Jones signed with the West Texas Roughnecks for the 2010 season, this time the team had moved to the Indoor Football League after the Intense Football League folded. He played in 13 games passing for 2,487 yards and 42 touchdowns. The Roughnecks lost in the first round of the IFL playoffs.

For the 2011 season, Jones signed with the Saginaw Sting of the newly formed Ultimate Indoor Football League. Jones went on to lead the league in touchdowns (76) and pass efficiency rating (107.1). He guided the Sting to the first ever Ultimate Bowl championship, and the same night he was also honored as the league's Offensive Player of the Year.
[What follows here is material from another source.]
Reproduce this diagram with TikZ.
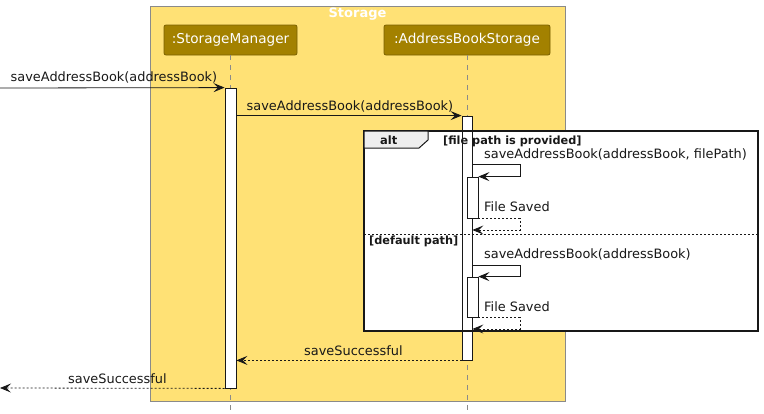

Once Saginaw's 86–69 victory over the Eastern Kentucky Drillers was complete, Jones picked up another trophy, this one as the Ultimate Bowl's Most Valuable Player. The veteran quarterback went 25-of-36 for 346 yards and a UIFL record 10 touchdowns in Ultimate Bowl I.
On January 18, 2012, it was announced that Jones had re-signed with the Sting for their 2012 season, but the team had left the UIFL and re-joined the Continental Indoor Football League. Jones went on to lead the Sting to a perfect 8–0 regular season record, setting the CIFL for points in a game (91) along the way. The team played in the CIFL Championship Game, where they defeated the Dayton Silverbacks 35–7. Jones led the Sting's offense as he connected on 22 of his 35 passes for 233 yards and five touchdowns. Following the conclusion of the season, Jones was named the CIFL's MVP as well as the league's Offensive Player of the Year.

Jones signed with the Dayton Sharks for the season. Jones was named the team's starting quarterback, as well as the offensive coordinator.